Citing discrimination against those that don’t have a bank, New York City Council has voted to ban cashless stores. 

The vote was passed almost unanimously and the bill is expected to be signed and implemented by Mayor Bill De Blasio according to what he told CNN. 

The ban follows that of New Jersey, Philadelphia and San Francisco, which all brought in cashless bans on businesses solely using cashless payments last year. 

Councilman Ritchie Torres stated on Twitter: “No longer in NYC will brick-and-mortar businesses have the right to refuse cash [and] effectively discriminate against customers who lack access to credit and debit.” 

He added: “The City of New York cannot allow the digital economy to leave behind the 25 percent of New Yorkers who are chronically unbanked and underbanked. The marketplace of the future must accommodate the needs of vulnerable New Yorkers.”
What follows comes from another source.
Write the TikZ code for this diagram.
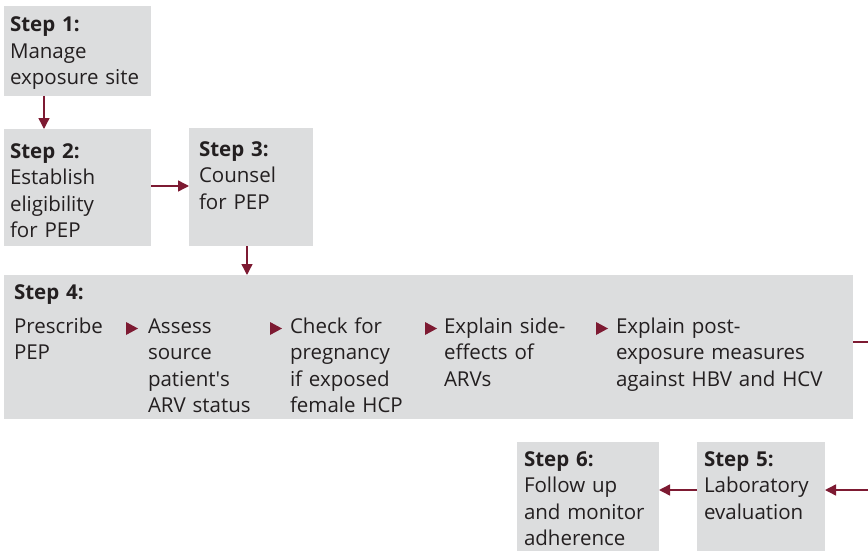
\documentclass[tikz,border=0pt]{standalone}
\usepackage{fontspec}
\setmainfont{Open Sans}
\usetikzlibrary{arrows.meta}
\definecolor{boxgrey}{HTML}{DCDDDE}
\definecolor{wine}{HTML}{7D1A32}
\definecolor{ink}{HTML}{231F20}
\newcommand{\steptext}{\fontsize{20.5}{26.5}\selectfont}
\tikzset{
  box/.style={fill=boxgrey, draw=none, anchor=north west, inner sep=0pt, outer sep=0pt},
  txt/.style={anchor=base west, inner sep=0pt, outer sep=0pt, align=left,
              text width=#1, font=\steptext, text=ink},
  txt/.default=220pt,
  flow/.style={draw=wine, line width=1.4pt, -{Triangle[length=11pt,width=11pt]}},
  pointer/.style={fill=wine}
}
\begin{document}
\begin{tikzpicture}[x=1pt,y=-1pt]
  \useasboundingbox (0,0) rectangle (868,551);
  \clip (0,0) rectangle (868,551);

  % grey step boxes
  \node[box, minimum width=147pt, minimum height=90pt]  (b1) at (4,6) {};
  \node[box, minimum width=147pt, minimum height=117pt] (b2) at (4,129) {};
  \node[box, minimum width=124pt, minimum height=118pt] (b3) at (189,128) {};
  \node[box, minimum width=849pt, minimum height=144pt] (b4) at (4,275) {};
  \node[box, minimum width=142pt, minimum height=120pt] (b6) at (517,442) {};
  \node[box, minimum width=128pt, minimum height=120pt] (b5) at (697,442) {};

  % step texts
  \node[txt] (t1) at (10,32)  {\textbf{Step 1:}\\Manage\\exposure site};
  \node[txt] (t2) at (10,158) {\textbf{Step 2:}\\Establish\\eligibility\\for PEP};
  \node[txt] (t3) at (199,156) {\textbf{Step 3:}\\Counsel\\for PEP};
  \node[txt] (t4) at (14,299) {\textbf{Step 4:}};
  \node[txt] (t4a) at (14,333)  {Prescribe\\PEP};
  \node[txt] (t4b) at (148,333) {Assess\\source\\patient\textquotesingle s\\ARV status};
  \node[txt] (t4c) at (290,333) {Check for\\pregnancy\\if exposed\\female HCP};
  \node[txt] (t4d) at (444,333) {Explain side-\\effects of\\ARVs};
  \node[txt] (t4e) at (616,333) {Explain post-\\exposure measures\\against HBV and HCV};
  \node[txt] (t6) at (524,466) {\textbf{Step 6:}\\Follow up\\and monitor\\adherence};
  \node[txt] (t5) at (704,466) {\textbf{Step 5:}\\Laboratory\\evaluation};

  % small pointers between the sub-steps of step 4
  \foreach \px in {126,270,425,596} {
    \fill[pointer] (\px,322) -- (\px+12,328.5) -- (\px,335) -- cycle;
  }

  % connectors
  \coordinate (bendA) at (880,342);
  \coordinate (bendB) at (880,490);
  \draw[flow] ([xshift=40pt]b1.south west) -- ([xshift=40pt]b1.south west |- b2.north);
  \draw[flow] ([yshift=-57pt]b2.north east) -- ([yshift=-57pt]b2.north east -| b3.west);
  \draw[flow] ([xshift=58pt]b3.south west) -- ([xshift=58pt]b3.south west |- b4.north);
  \draw[flow] ([yshift=-67pt]b4.north east) -- (bendA) -- (bendB) -- (bendB -| b5.east);
  \draw[flow] ([yshift=-48pt]b5.north west) -- ([yshift=-48pt]b5.north west -| b6.east);
\end{tikzpicture}
\end{document}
In the result of companies not abiding and refusing to offer cash transactions, the council has outlined that they will be punished with a $1000 fine for a first violation and $1500 for further incidents. 

The ban is aimed at increasing the inclusivity of the city to those that use cash, specifically the most vulnerable, which includes undocumented immigrants, the elderly and the homeless. 

It has received a plethora of plaudits from many campaigners, with them arguing that society’s move towards a cashless economy and payment structure serves to significantly isolate those who need help the most. 

Nonetheless, as society becomes increasingly cashless and alternative methods of payments become more and more prevalent due to their efficiency, there is a chance that the ban will hinder the allure of businesses to enter New York City. 

Expert analysis: As much as the the evolution of payments is something to be lauded, it’s pivotal that the payment industry is far reaching and engages all. There is still segment of people that utilise cash based payments, so for a city like New York to still accommodate them, it’s undoubtedly the right decision.